* Exercise input

##############################

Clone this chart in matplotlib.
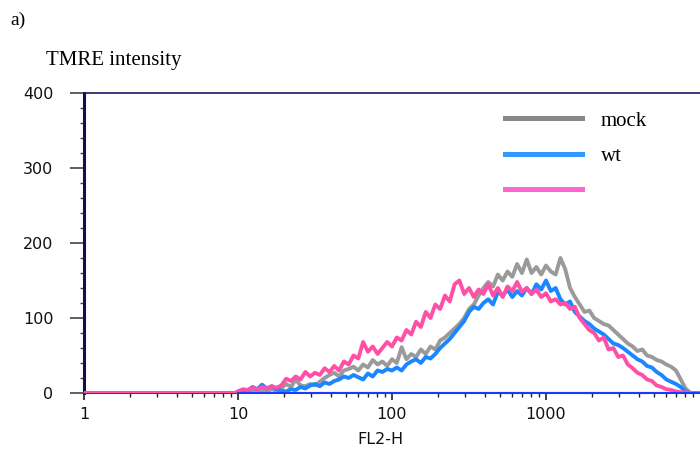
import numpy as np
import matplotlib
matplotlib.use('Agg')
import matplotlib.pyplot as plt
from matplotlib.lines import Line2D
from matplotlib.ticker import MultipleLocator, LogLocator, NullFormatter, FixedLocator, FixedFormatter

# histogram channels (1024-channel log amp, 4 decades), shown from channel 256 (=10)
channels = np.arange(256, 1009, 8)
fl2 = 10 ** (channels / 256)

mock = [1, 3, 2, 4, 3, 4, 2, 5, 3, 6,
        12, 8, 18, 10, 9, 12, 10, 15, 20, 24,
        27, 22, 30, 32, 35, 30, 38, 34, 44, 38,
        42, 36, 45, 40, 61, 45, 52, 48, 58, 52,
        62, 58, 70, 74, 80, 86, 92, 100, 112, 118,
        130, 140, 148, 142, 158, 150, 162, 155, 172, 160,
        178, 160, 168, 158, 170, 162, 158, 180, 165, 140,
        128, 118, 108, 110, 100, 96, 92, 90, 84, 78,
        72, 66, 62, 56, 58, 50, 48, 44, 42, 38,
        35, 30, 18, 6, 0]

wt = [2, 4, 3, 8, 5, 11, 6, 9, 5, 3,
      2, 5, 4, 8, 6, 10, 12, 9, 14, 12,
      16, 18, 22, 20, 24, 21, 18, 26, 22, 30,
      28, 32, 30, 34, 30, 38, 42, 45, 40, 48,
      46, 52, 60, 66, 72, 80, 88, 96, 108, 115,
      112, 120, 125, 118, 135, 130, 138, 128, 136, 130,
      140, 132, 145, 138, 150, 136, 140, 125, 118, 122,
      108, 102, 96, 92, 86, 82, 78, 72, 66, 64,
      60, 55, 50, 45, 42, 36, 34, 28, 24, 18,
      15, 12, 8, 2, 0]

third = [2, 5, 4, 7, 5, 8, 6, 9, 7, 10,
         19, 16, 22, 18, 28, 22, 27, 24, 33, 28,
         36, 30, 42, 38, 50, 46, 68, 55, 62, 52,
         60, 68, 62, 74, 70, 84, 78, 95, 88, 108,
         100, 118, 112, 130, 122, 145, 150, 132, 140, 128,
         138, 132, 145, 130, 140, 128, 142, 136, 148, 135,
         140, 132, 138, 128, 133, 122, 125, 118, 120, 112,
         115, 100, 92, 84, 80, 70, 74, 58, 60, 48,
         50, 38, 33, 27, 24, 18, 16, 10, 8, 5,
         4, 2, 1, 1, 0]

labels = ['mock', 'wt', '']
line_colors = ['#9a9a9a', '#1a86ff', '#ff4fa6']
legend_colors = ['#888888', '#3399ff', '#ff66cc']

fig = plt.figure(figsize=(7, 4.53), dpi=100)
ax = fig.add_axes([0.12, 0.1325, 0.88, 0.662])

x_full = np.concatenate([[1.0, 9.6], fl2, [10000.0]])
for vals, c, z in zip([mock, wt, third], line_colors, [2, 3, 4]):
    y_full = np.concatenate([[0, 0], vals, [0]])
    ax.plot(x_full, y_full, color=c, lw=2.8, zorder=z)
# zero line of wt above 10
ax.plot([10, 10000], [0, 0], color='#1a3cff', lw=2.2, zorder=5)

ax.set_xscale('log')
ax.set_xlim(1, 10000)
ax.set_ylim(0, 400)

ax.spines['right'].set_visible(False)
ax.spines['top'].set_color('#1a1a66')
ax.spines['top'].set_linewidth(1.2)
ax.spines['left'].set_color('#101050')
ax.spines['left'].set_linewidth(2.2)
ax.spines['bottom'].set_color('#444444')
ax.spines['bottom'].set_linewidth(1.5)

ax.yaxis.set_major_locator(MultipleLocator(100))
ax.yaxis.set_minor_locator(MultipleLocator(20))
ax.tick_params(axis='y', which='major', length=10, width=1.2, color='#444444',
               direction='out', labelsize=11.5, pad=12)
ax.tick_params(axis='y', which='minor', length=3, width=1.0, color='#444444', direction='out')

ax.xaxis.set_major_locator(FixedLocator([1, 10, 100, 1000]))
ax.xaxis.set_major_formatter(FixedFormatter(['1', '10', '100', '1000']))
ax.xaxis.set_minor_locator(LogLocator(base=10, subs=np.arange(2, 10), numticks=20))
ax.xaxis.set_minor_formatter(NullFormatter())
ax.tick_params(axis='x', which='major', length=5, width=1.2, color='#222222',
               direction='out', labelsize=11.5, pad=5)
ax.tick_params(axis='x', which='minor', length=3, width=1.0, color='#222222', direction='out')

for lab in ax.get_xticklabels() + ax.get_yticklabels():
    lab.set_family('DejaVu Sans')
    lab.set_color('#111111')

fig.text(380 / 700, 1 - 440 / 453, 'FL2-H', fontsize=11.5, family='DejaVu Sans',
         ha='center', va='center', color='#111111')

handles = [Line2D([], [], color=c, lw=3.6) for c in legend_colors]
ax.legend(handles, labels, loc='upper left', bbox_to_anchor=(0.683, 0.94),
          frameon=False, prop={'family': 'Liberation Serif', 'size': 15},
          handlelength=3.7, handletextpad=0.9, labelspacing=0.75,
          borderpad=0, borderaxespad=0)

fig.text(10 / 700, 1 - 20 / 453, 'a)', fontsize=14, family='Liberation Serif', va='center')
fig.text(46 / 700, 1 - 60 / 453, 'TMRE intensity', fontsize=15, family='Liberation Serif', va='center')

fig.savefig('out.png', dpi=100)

##############################

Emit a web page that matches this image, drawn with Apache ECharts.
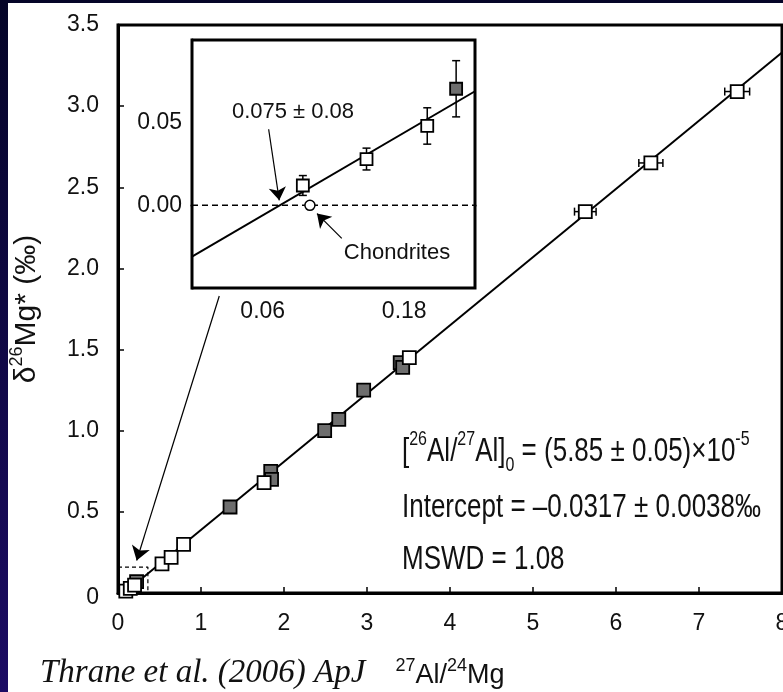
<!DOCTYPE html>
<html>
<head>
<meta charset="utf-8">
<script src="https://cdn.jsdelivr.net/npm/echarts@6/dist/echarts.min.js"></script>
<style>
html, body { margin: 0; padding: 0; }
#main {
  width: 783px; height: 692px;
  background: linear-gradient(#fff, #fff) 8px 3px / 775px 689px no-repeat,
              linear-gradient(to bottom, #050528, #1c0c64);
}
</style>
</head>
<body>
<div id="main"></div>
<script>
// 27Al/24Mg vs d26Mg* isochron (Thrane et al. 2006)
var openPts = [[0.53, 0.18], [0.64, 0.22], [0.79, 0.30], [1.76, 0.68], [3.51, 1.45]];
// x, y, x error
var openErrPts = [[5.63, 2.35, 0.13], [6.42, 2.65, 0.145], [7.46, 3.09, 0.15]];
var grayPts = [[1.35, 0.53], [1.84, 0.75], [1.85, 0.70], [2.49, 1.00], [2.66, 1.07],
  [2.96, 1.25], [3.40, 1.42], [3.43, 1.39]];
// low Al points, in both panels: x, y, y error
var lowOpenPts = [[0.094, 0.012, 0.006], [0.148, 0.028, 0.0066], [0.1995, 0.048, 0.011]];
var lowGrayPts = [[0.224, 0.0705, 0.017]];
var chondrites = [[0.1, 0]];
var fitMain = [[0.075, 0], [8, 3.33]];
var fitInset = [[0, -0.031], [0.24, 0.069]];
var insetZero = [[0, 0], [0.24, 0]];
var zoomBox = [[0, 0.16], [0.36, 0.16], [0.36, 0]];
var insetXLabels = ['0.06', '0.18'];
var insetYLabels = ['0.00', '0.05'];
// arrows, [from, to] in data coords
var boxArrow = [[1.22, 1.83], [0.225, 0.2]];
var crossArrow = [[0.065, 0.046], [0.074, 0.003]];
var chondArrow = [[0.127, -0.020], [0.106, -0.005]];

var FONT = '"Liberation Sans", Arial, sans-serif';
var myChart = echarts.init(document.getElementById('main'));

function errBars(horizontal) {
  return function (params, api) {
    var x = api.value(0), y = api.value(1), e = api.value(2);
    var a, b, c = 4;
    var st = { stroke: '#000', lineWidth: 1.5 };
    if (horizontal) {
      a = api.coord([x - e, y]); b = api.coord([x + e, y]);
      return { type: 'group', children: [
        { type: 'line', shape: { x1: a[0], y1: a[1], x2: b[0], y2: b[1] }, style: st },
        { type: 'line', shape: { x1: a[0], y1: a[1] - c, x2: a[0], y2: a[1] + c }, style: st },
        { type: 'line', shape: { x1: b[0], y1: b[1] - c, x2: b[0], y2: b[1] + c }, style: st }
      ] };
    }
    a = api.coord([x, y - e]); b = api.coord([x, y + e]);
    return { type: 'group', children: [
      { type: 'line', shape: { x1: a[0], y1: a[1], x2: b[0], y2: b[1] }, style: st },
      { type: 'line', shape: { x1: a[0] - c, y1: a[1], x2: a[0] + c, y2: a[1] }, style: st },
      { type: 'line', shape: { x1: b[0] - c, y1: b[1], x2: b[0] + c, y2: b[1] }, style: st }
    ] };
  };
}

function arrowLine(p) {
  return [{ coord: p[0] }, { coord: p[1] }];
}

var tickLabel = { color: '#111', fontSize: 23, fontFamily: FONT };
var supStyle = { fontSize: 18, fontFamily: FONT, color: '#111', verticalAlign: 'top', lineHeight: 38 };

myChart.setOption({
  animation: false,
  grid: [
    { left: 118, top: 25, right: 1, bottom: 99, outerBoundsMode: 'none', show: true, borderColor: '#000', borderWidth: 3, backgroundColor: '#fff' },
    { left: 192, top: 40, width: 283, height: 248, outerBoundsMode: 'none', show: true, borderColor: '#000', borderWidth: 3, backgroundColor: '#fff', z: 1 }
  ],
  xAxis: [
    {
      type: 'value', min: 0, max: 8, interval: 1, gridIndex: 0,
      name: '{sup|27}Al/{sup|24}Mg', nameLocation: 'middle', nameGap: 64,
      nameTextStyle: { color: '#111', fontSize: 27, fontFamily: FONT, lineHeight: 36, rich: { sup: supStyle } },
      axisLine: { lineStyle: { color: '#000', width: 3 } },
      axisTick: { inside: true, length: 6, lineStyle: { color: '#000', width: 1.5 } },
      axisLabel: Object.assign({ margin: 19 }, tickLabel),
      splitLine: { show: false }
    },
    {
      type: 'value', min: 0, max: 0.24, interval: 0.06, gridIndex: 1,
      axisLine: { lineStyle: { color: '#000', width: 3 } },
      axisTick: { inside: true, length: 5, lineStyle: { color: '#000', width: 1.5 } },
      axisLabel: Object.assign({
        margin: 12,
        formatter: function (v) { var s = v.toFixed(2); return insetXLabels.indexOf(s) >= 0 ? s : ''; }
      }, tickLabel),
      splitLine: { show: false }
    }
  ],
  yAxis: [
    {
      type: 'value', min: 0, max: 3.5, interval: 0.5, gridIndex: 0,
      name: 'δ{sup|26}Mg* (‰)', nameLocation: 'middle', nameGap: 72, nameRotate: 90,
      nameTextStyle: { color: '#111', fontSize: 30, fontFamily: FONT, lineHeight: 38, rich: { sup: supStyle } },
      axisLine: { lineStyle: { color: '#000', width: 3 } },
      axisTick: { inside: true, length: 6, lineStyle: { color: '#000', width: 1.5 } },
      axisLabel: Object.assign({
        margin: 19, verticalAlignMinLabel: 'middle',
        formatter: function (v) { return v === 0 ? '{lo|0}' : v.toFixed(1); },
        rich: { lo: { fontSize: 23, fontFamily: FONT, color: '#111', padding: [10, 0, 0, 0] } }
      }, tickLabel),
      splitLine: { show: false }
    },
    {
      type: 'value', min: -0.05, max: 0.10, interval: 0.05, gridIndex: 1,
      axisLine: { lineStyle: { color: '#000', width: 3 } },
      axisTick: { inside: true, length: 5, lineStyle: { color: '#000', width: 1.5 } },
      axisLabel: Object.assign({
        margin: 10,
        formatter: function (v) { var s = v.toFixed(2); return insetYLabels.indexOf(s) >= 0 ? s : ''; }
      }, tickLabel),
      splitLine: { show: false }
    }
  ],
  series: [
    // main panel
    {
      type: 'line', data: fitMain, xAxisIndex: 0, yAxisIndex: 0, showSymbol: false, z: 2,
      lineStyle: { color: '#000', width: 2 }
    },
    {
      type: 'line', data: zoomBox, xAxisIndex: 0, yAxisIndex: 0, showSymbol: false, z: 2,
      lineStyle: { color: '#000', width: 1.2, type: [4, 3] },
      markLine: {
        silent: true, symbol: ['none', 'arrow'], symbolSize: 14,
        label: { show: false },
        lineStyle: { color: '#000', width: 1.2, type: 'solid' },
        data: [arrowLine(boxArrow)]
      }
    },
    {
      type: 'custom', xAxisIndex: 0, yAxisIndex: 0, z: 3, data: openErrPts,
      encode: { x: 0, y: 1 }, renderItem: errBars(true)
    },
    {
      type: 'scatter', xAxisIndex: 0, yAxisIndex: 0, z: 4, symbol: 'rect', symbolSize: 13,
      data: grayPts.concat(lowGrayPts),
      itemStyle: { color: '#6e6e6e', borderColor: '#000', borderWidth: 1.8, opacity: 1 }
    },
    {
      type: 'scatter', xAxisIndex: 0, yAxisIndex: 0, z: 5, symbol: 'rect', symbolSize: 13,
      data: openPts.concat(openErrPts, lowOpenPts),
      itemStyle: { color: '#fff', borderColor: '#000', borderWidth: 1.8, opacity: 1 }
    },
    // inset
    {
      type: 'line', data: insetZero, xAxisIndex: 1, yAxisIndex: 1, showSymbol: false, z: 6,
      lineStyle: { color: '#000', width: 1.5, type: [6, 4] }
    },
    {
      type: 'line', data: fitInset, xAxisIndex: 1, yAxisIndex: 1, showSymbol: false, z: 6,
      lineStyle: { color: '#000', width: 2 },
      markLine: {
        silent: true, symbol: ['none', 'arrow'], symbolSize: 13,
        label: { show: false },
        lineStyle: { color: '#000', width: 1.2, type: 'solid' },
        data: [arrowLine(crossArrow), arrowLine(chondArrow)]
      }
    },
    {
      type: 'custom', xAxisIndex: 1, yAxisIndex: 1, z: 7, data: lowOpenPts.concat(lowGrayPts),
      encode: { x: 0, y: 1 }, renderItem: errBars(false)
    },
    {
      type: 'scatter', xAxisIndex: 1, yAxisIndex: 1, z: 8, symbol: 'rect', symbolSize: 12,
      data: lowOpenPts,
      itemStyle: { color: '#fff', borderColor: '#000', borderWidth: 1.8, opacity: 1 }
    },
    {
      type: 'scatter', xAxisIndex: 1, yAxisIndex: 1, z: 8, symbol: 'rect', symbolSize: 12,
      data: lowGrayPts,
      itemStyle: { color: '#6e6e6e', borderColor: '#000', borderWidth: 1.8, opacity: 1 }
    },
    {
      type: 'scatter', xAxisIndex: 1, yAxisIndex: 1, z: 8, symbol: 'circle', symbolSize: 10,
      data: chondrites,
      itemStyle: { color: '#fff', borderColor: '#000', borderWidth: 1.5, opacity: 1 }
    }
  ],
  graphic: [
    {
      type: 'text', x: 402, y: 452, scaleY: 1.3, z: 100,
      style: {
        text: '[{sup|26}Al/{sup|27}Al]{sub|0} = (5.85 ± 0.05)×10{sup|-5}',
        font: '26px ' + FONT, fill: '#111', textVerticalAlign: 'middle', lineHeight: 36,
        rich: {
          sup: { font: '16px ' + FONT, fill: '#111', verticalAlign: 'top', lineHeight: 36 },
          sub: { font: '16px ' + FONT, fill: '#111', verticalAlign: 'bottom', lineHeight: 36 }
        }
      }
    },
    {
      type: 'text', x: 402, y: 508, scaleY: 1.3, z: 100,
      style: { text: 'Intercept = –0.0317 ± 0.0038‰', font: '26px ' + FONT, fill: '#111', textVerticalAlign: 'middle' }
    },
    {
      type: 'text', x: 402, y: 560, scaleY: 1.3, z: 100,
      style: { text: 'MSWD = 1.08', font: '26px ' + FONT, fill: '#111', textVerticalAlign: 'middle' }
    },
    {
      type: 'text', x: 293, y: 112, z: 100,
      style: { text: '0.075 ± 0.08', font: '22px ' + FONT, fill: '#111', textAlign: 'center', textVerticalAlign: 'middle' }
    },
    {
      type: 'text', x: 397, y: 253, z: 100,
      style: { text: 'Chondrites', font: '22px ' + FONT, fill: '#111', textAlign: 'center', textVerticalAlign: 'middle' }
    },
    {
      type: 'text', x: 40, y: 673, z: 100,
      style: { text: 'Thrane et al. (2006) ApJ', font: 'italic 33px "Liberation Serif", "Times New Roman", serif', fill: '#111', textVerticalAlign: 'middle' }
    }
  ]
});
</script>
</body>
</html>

##############################

* Description of the task
In the records above, find the line with "Emit a web page" and the line with "var myChart = echarts.init(document.getElementById('main'));", then restate word for word only those two lines and all lines between, omitting pictures.

* Reply to the exercise
Emit a web page that matches this image, drawn with Apache ECharts.
<!DOCTYPE html>
<html>
<head>
<meta charset="utf-8">
<script src="https://cdn.jsdelivr.net/npm/echarts@6/dist/echarts.min.js"></script>
<style>
html, body { margin: 0; padding: 0; }
#main {
  width: 783px; height: 692px;
  background: linear-gradient(#fff, #fff) 8px 3px / 775px 689px no-repeat,
              linear-gradient(to bottom, #050528, #1c0c64);
}
</style>
</head>
<body>
<div id="main"></div>
<script>
// 27Al/24Mg vs d26Mg* isochron (Thrane et al. 2006)
var openPts = [[0.53, 0.18], [0.64, 0.22], [0.79, 0.30], [1.76, 0.68], [3.51, 1.45]];
// x, y, x error
var openErrPts = [[5.63, 2.35, 0.13], [6.42, 2.65, 0.145], [7.46, 3.09, 0.15]];
var grayPts = [[1.35, 0.53], [1.84, 0.75], [1.85, 0.70], [2.49, 1.00], [2.66, 1.07],
  [2.96, 1.25], [3.40, 1.42], [3.43, 1.39]];
// low Al points, in both panels: x, y, y error
var lowOpenPts = [[0.094, 0.012, 0.006], [0.148, 0.028, 0.0066], [0.1995, 0.048, 0.011]];
var lowGrayPts = [[0.224, 0.0705, 0.017]];
var chondrites = [[0.1, 0]];
var fitMain = [[0.075, 0], [8, 3.33]];
var fitInset = [[0, -0.031], [0.24, 0.069]];
var insetZero = [[0, 0], [0.24, 0]];
var zoomBox = [[0, 0.16], [0.36, 0.16], [0.36, 0]];
var insetXLabels = ['0.06', '0.18'];
var insetYLabels = ['0.00', '0.05'];
// arrows, [from, to] in data coords
var boxArrow = [[1.22, 1.83], [0.225, 0.2]];
var crossArrow = [[0.065, 0.046], [0.074, 0.003]];
var chondArrow = [[0.127, -0.020], [0.106, -0.005]];

var FONT = '"Liberation Sans", Arial, sans-serif';
var myChart = echarts.init(document.getElementById('main'));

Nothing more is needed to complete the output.